Once the only party that mattered, Labor got booted from power following the Yom Kippur War, and never properly rebounded until Yithak Rabin's government in the nineties. But things are not going swimmingly. According to JTA, "If elections were held today, polls show that Labor would win just 12 seats in the 120-member Knesset — barely half of the 22 seats it held under its last leader, Prime Minister Ehud Barak, and a far cry from the 46 it held under Prime Minister Yitzhak Rabin a decade ago."
Ramon feels he can turn that around, by offering voters a simple platform: Pull Israeli troops out of Palestinian areas and erect a physical border between Israel and the Palestinians. In vigorously outlining his plan to the Labor Party’s Central Committee in mid-May, Ramon maintained that it was “electoral gold.”

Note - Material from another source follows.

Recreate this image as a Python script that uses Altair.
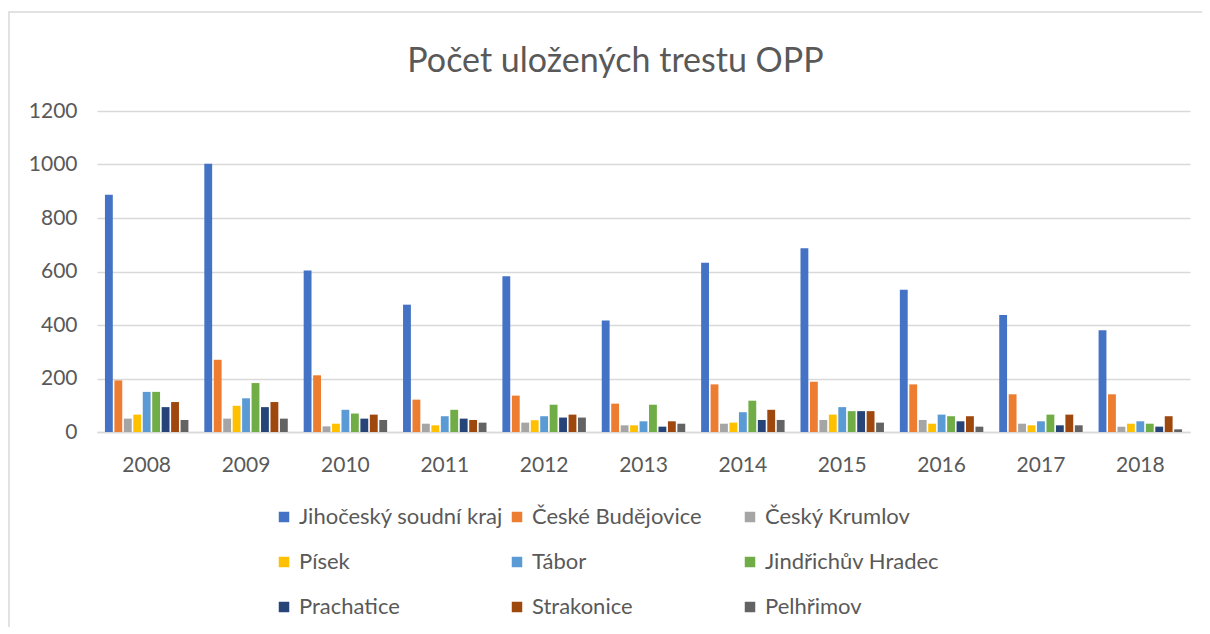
import altair as alt
import pandas as pd

years = ["2008", "2009", "2010", "2011", "2012", "2013", "2014", "2015", "2016", "2017", "2018"]
series = ["Jihočeský soudní kraj", "České Budějovice", "Český Krumlov", "Písek", "Tábor",
          "Jindřichův Hradec", "Prachatice", "Strakonice", "Pelhřimov"]
colors = ["#4472C4", "#ED7D31", "#A5A5A5", "#FFC000", "#5B9BD5", "#70AD47", "#264478", "#9E480E", "#636363"]
chart_title = ["Počet uložených trestu OPP"]

jihocesky = [887, 1003, 604, 476, 582, 417, 633, 687, 532, 437, 380]
ceske_budejovice = [193, 270, 212, 121, 136, 106, 178, 188, 178, 141, 141]
cesky_krumlov = [50, 50, 21, 31, 35, 25, 31, 45, 45, 31, 20]
pisek = [65, 98, 31, 25, 44, 25, 35, 65, 31, 25, 31]
tabor = [150, 126, 83, 59, 59, 40, 74, 93, 65, 40, 40]
jindrichuv_hradec = [150, 183, 69, 83, 102, 102, 117, 78, 59, 65, 31]
prachatice = [93, 93, 50, 50, 54, 20, 45, 78, 40, 25, 20]
strakonice = [112, 112, 65, 45, 65, 40, 83, 78, 59, 65, 59]
pelhrimov = [45, 50, 45, 35, 54, 31, 45, 35, 20, 25, 10]

values = [jihocesky, ceske_budejovice, cesky_krumlov, pisek, tabor,
          jindrichuv_hradec, prachatice, strakonice, pelhrimov]

rows = []
for s, vals in zip(series, values):
    for y, v in zip(years, vals):
        rows.append({"rok": y, "serie": s, "hodnota": v})
df = pd.DataFrame(rows)

FONT = "Lato"
TXT = "#595959"
W, H = 1093, 321

bars = alt.Chart(df).mark_bar().encode(
    x=alt.X("rok:N", sort=years, title=None,
            scale=alt.Scale(paddingInner=0.16, paddingOuter=0.08),
            axis=alt.Axis(labelAngle=0, ticks=False, domain=True, domainColor="#d9d9d9",
                          domainWidth=1.5, labelPadding=22, labelFontSize=21,
                          labelColor=TXT, labelFont=FONT, grid=False)),
    xOffset=alt.XOffset("serie:N", sort=series, scale=alt.Scale(paddingInner=0.17)),
    y=alt.Y("hodnota:Q", title=None,
            scale=alt.Scale(domain=[0, 1200]),
            axis=alt.Axis(values=[0, 200, 400, 600, 800, 1000, 1200], format="d",
                          ticks=False, domain=False,
                          labelPadding=20, labelFontSize=21, labelColor=TXT, labelFont=FONT,
                          gridColor="#d9d9d9", gridWidth=1.5)),
    color=alt.Color("serie:N", sort=series, scale=alt.Scale(domain=series, range=colors),
                    legend=alt.Legend(title=None, orient="none", legendX=176, legendY=395,
                                      direction="horizontal",
                                      columns=3, gridAlign="all", columnPadding=3,
                                      rowPadding=23, symbolType="square", symbolSize=110,
                                      symbolStrokeWidth=0, labelFontSize=22, labelColor=TXT,
                                      labelFont=FONT, labelLimit=400, labelOffset=4)),
)

border = alt.Chart(pd.DataFrame({"b": [0]})).mark_rect(
    fill=None, stroke="#d9d9d9", strokeWidth=1.5
).encode(
    x=alt.value(-88), x2=alt.value(W + 200),
    y=alt.value(-99), y2=alt.value(H + 300),
)

title = alt.Chart(pd.DataFrame({"t": chart_title})).mark_text(
    font=FONT, fontSize=34, color=TXT, align="center", baseline="alphabetic"
).encode(
    text="t:N",
    x=alt.value(W / 2 - 28),
    y=alt.value(-39),
)

chart = alt.layer(border, bars, title).properties(
    width=W, height=H,
    autosize=alt.AutoSizeParams(type="none"),
    padding={"left": 89, "top": 103, "right": 12, "bottom": 195},
).configure_view(stroke=None)

chart.save("out.html", embed_options={"renderer": "svg", "actions": False})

“It’s there, lying on the streets and, incredibly, no one is stooping to pick it up,” he declared. “We should pick it up.”
The quick-witted Ramon, 51, once widely touted as a future prime minister, lost ground when he bolted Labor in 1994 to set up his own Histadrut faction. Later, after he returned to Labor, he ran Peres’ lackluster losing campaign against Benjamin Netanyahu in 1996.
All that seems forgiven now, at least by the once hostile Central Committee. Come October, however, Ben- Ami, Knesset Speaker Avraham Burg and others may also decide to throw their hats into the ring.
Whoever wins will have some very big shoes to fill if he is to revive the once-dominant party founded and led by Israel’s legendary first prime minister, David Ben-Gurion.